Indiana University Bloomington Researchers Participate in DARPA Robotics Challenge

Researchers at Indiana University Bloomington's School of Informatics are part of an international team taking on the DARPA Robotics Challenge, a $2 million contest funded by the U.S. Defense Advanced Research Projects Agency to develop robots that can execute complex tasks in dangerous, degraded, human-engineered environments. The contest was inspired by the "Fukushima 50," the men who stayed behind at the Japanese plant to work to avert a nuclear meltdown following the earthquake and tsunami in 2011.

IU Bloomington School of Informatics and Computing graduate students Yajia Zhang and Jingru Luo, from left in background, watch a robot prototype attempt to climb a ladder. Zhang and Luo will work with IU assistant professor Kris Hauser to develop software for a new robot prototype. (Courtesy of Indiana University)

Kris Hauser, an assistant professor of computer science who specializes in robot motion planning and control, semiautonomous robots, and integrating perception and planning, and two IU School of Informatics graduate students -- Yajia Zhang and Jingru Luo -- will collaborate regionally with Purdue University professor C.S. George Lee and three Purdue students on a 10-school team led by Drexel University.

The team, which also includes Columbia University, the University of Delaware, Georgia Institute of Technology, the Korea Advanced Institute of Science and Technology, Ohio State University, Swarthmore College and Worcester Polytechnic Institute, is one of seven being challenged to create both the robots and the software that will power them through tasks such as driving a vehicle (under the supervision of a remote operator), opening a door, climbing up a stairway and connecting a cable or a fire hose.

Hauser said the contest focuses on robots being able to utilize available human tools ranging from hand tools to vehicles, while also aiming to advance key robotic technologies of supervised autonomy, mounted mobility, dismounted mobility, dexterity, strength and platform endurance. Supervised autonomy is being developed to allow robot control by non-expert operators, to lower operator workload and to allow effective operation despite low fidelity communications affected by low bandwidth, high latency or intermittent signals.

"At one level our software figures out how to coordinate the robot's stepping and reaching motions so it remains balanced and energetically efficient, but at another level it makes strategic decisions about how to climb, like whether to step up one rung or two, or whether to grip the rungs or the rails," Hauser said. "The robot's software even considers exotic strategies like climbing backwards."

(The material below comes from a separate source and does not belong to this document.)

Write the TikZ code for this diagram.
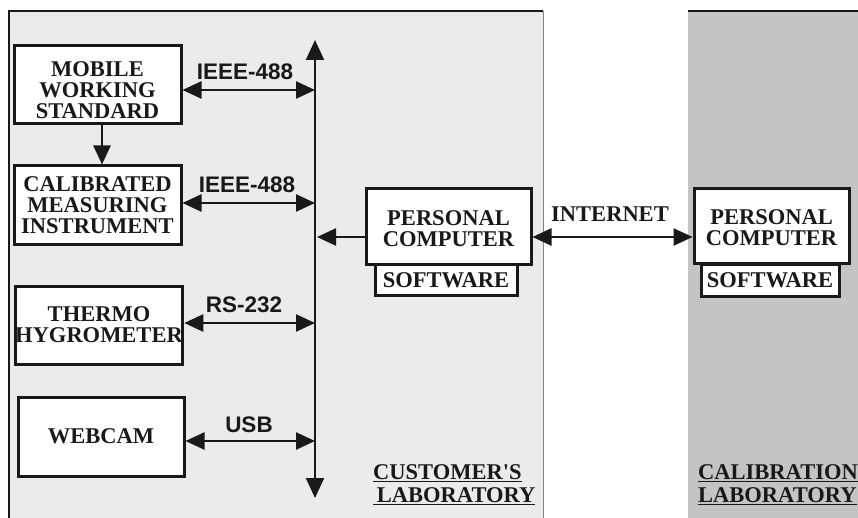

The software will also be used to help design new arms, hands, legs and sensors, by applying it to virtual robots in simulation where tests can be conducted automatically to determine how different mechanical design choices affect performance, before carrying out expensive and time-consuming processes of machining, assembling and testing new parts.

Hauser describes the problem of as one of playing a game of chess against nature.

"Like a chess player, a robot has the option of picking from several available moves and must think many steps ahead to make good choices," he said. "But unlike a chess match, in which each player has a fixed number of moves, a robot can move along an infinite number of trajectories, and nature has an infinite number of ways of surprising the robot -- a slippery floor, an unexpected obstacle or a gust of wind -- which makes this a fascinating and challenging research topic."

The portion of the competition that just began will last 15 months and culminate with a competitive challenge that will test a robot's ability to complete specific events related to disaster mitigation: mount, drive and dismount a vehicle; travel across rubble; remove debris; open a door, climb a ladder; use a tool to break through a concrete wall; locate and shut off a leaky valve; and remove and replace a pump. DARPA will then select teams to continue into a second phase that leads to another head-to-head competition one year later.

IU will receive $130,000 in funding for the first phase, and that total could rise to $251,152 if the team advances to the second phase.